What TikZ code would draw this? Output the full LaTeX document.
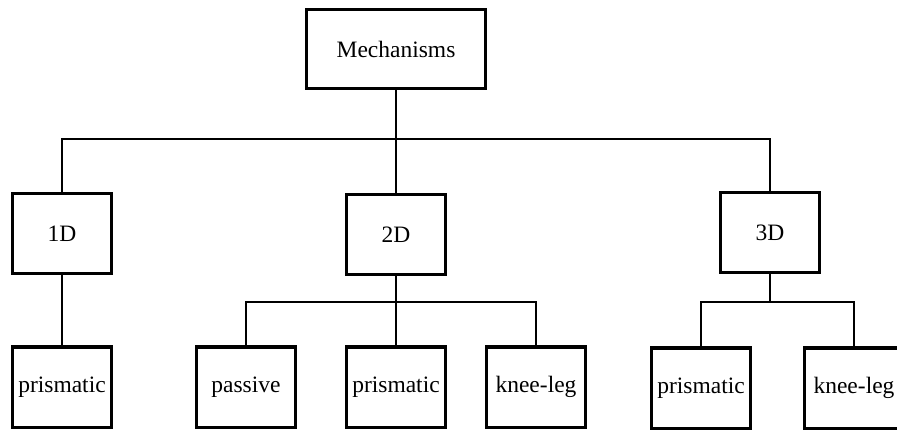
\documentclass[tikz,border=0pt]{standalone}
\usepackage{fontspec}
\setmainfont{Liberation Serif}
\begin{document}
\begin{tikzpicture}[x=1pt,y=-1pt,
  box/.style={draw, line width=3pt, rectangle, minimum width=99pt, minimum height=80pt, inner sep=0pt, font=\fontsize{23.5}{28}\selectfont},
  conn/.style={line width=1.6pt},
  thinconn/.style={line width=1.1pt}]
\useasboundingbox (0,0) rectangle (897,430);
\clip (0,0) rectangle (897,430);
\node[box, minimum width=179pt, minimum height=79pt] (mech) at (396,49) {Mechanisms};
\node[box] (d1) at (62,234) {1D};
\node[box] (d2) at (396,234.5) {2D};
\node[box] (d3) at (770,233) {3D};
\node[box] (p1) at (62,387) {prismatic};
\node[box] (pas) at (246,387) {passive};
\node[box] (p2) at (396,387) {prismatic};
\node[box] (k2) at (536,387) {knee-leg};
\node[box] (p3) at (701,388) {prismatic};
\node[box] (k3) at (854,388) {knee-leg};
\coordinate (j1) at (396,139);
\coordinate (j2) at (396,302);
\coordinate (j3) at (770,302);
\draw[conn] (mech.south) -- (d2.north);
\draw[conn] (d1.north) |- (j1) -| (d3.north);
\draw[conn] (d1.south) -- (p1.north);
\draw[conn] (d2.south) -- (p2.north);
\draw[conn] (pas.north) |- (j2) -| (k2.north);
\draw[thinconn] (d3.south) -- (j3);
\draw[thinconn] (p3.north) |- (j3) -| (k3.north);
\end{tikzpicture}
\end{document}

◆ Requirements: Every line above that contains the word "draw" should be reported.

◆ Response to this task:
What TikZ code would draw this? Output the full LaTeX document.
  box/.style={draw, line width=3pt, rectangle, minimum width=99pt, minimum height=80pt, inner sep=0pt, font=\fontsize{23.5}{28}\selectfont},
\draw[conn] (mech.south) -- (d2.north);
\draw[conn] (d1.north) |- (j1) -| (d3.north);
\draw[conn] (d1.south) -- (p1.north);
\draw[conn] (d2.south) -- (p2.north);
\draw[conn] (pas.north) |- (j2) -| (k2.north);
\draw[thinconn] (d3.south) -- (j3);
\draw[thinconn] (p3.north) |- (j3) -| (k3.north);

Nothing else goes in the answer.